In the context of an action alleging unlawful means conspiracy, the High Court dismissed the claimants' application for a Norwich Pharmacal order (NPO) to compel a Liechtenstein financial services company to provide information identifying the individuals behind a payment which was alleged to form part of the conspiracy. Although the court found that it was otherwise an appropriate case for an NPO, it refused to make the order on the basis that providing the information would expose the foreign company to the risk of criminal liability under Liechtenstein law, as well as the fact that the NPO would not be readily enforceable in Liechtenstein given the absence of any treaty or other mechanism for the enforcement of English court orders: Magomedov v Kuzovkov [2024] EWHC 2527 (Comm).

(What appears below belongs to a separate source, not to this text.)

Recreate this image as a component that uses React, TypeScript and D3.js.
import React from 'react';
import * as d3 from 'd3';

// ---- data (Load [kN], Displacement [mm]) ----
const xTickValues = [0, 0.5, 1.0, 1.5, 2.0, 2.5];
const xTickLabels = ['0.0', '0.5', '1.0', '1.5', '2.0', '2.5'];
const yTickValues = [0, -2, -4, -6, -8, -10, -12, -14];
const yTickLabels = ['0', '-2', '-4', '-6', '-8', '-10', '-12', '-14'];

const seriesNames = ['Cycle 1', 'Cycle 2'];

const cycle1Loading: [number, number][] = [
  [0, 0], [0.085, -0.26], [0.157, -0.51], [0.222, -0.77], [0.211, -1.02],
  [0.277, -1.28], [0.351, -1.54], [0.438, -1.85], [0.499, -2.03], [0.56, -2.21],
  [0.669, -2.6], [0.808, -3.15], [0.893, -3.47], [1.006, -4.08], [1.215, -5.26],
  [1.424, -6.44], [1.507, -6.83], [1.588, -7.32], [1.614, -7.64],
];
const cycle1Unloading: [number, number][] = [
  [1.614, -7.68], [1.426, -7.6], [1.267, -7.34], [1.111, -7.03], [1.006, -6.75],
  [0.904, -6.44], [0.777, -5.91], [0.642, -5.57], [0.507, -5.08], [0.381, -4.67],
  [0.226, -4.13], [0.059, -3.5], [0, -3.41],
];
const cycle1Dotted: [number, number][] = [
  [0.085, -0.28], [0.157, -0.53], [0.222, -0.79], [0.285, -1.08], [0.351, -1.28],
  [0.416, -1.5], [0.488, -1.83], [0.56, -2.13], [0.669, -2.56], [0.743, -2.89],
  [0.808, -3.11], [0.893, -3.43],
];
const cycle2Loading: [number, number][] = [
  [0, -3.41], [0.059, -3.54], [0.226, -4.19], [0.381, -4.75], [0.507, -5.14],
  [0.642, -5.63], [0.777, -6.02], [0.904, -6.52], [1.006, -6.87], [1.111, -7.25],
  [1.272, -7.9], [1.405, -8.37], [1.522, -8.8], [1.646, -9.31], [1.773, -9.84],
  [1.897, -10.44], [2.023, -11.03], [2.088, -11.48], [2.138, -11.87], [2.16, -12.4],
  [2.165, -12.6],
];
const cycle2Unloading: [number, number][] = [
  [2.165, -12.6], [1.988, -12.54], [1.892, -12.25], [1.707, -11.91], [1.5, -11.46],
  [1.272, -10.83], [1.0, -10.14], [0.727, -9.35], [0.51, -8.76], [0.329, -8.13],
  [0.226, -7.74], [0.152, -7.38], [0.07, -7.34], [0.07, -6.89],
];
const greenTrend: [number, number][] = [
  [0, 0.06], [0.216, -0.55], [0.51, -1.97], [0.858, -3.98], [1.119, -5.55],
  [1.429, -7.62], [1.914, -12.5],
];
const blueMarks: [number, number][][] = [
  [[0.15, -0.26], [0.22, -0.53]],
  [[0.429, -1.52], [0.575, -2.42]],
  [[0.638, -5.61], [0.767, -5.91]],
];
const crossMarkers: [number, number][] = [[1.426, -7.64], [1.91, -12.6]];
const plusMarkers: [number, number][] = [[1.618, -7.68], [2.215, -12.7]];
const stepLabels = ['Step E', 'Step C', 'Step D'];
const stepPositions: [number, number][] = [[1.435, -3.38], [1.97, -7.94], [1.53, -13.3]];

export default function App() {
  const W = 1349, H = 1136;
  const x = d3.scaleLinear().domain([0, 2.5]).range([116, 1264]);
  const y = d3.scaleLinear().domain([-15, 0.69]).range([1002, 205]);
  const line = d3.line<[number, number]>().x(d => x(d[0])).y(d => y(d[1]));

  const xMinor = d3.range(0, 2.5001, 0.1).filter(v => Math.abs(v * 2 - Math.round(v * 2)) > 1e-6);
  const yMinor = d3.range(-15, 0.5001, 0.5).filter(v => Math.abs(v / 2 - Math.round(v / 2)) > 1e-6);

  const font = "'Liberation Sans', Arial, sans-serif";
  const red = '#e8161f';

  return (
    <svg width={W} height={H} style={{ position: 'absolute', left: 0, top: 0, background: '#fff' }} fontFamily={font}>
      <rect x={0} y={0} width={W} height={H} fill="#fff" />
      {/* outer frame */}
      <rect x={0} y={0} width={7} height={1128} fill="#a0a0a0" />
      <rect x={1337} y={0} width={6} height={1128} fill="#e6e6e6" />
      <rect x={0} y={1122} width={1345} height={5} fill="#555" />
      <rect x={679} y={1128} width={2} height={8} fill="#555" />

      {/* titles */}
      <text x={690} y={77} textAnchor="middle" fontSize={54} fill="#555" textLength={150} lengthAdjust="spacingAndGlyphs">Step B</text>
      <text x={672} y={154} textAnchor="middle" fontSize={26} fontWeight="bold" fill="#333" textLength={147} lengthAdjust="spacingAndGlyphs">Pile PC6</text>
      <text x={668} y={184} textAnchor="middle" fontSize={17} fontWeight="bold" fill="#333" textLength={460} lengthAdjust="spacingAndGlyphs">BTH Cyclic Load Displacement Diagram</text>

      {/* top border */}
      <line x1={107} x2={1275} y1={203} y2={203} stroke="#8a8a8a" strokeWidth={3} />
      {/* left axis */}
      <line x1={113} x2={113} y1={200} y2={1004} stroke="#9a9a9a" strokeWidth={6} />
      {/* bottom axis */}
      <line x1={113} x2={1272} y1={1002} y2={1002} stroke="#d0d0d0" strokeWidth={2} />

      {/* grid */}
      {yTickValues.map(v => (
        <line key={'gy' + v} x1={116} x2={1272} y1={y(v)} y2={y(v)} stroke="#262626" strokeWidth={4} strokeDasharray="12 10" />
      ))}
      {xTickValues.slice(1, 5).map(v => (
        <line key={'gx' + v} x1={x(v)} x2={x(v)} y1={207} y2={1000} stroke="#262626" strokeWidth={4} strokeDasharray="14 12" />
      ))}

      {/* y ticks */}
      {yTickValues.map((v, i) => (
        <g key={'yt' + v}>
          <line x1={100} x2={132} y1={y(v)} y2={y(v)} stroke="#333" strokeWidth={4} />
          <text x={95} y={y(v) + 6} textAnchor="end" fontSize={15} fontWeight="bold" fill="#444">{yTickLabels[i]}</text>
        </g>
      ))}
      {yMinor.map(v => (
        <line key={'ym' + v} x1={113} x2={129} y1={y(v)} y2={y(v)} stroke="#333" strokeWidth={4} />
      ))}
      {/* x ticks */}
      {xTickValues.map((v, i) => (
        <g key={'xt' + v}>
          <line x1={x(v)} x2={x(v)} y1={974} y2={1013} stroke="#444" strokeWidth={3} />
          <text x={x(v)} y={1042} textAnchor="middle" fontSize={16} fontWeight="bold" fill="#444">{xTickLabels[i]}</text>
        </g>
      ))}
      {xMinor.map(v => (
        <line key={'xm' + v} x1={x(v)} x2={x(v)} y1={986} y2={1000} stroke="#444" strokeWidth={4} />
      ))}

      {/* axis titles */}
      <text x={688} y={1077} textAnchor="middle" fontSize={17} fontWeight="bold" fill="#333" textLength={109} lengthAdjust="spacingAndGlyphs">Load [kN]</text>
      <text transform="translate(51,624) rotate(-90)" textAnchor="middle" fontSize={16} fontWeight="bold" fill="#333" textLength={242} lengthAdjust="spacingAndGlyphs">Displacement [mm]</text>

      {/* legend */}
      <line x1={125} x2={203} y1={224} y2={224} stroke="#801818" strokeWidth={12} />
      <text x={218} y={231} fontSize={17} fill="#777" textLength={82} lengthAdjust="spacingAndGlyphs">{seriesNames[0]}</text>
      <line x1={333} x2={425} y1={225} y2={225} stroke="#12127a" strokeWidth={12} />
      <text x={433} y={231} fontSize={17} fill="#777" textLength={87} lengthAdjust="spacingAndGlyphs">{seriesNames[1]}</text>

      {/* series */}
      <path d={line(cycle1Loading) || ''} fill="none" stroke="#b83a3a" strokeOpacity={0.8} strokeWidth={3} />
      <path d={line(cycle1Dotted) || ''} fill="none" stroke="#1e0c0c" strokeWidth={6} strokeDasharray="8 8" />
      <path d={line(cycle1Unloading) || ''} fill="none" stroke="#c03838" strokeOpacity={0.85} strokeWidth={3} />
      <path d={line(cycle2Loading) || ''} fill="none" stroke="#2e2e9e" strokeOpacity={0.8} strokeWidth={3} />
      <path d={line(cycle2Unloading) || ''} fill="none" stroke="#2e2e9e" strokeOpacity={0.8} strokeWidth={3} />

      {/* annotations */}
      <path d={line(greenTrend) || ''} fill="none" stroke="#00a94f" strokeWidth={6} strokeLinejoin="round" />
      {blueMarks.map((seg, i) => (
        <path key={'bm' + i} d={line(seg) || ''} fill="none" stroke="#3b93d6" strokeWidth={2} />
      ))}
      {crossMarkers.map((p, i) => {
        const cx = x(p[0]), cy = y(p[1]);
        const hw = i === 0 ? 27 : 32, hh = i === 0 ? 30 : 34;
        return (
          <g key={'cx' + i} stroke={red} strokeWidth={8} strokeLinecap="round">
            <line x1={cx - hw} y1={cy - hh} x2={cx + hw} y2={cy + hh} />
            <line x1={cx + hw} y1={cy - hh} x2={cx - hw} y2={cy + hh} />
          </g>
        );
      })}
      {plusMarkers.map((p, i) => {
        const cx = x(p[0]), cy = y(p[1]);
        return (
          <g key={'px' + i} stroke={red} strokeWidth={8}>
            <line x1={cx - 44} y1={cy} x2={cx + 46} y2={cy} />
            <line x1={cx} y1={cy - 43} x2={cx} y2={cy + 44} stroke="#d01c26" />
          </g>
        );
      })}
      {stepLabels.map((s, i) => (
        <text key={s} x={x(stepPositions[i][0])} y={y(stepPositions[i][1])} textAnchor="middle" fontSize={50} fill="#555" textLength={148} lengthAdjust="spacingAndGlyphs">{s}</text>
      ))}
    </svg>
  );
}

As previously reported, it is now easier to obtain permission to serve an NPO application out of the jurisdiction, since the introduction of a specific jurisdictional gateway for such applications (and similar Bankers Trust Order applications) in 2022. However, as this case illustrates, there are still challenges to securing such orders against foreign parties where there is evidence that the required disclosure would breach a foreign law.
This can be contrasted with the position where an existing party to English litigation resists providing disclosure in the proceedings on the grounds of potential liability under a foreign law. As discussed in this blog post, the court adopts a stricter approach in such cases, including considering whether there is a real risk of prosecution in the foreign jurisdiction.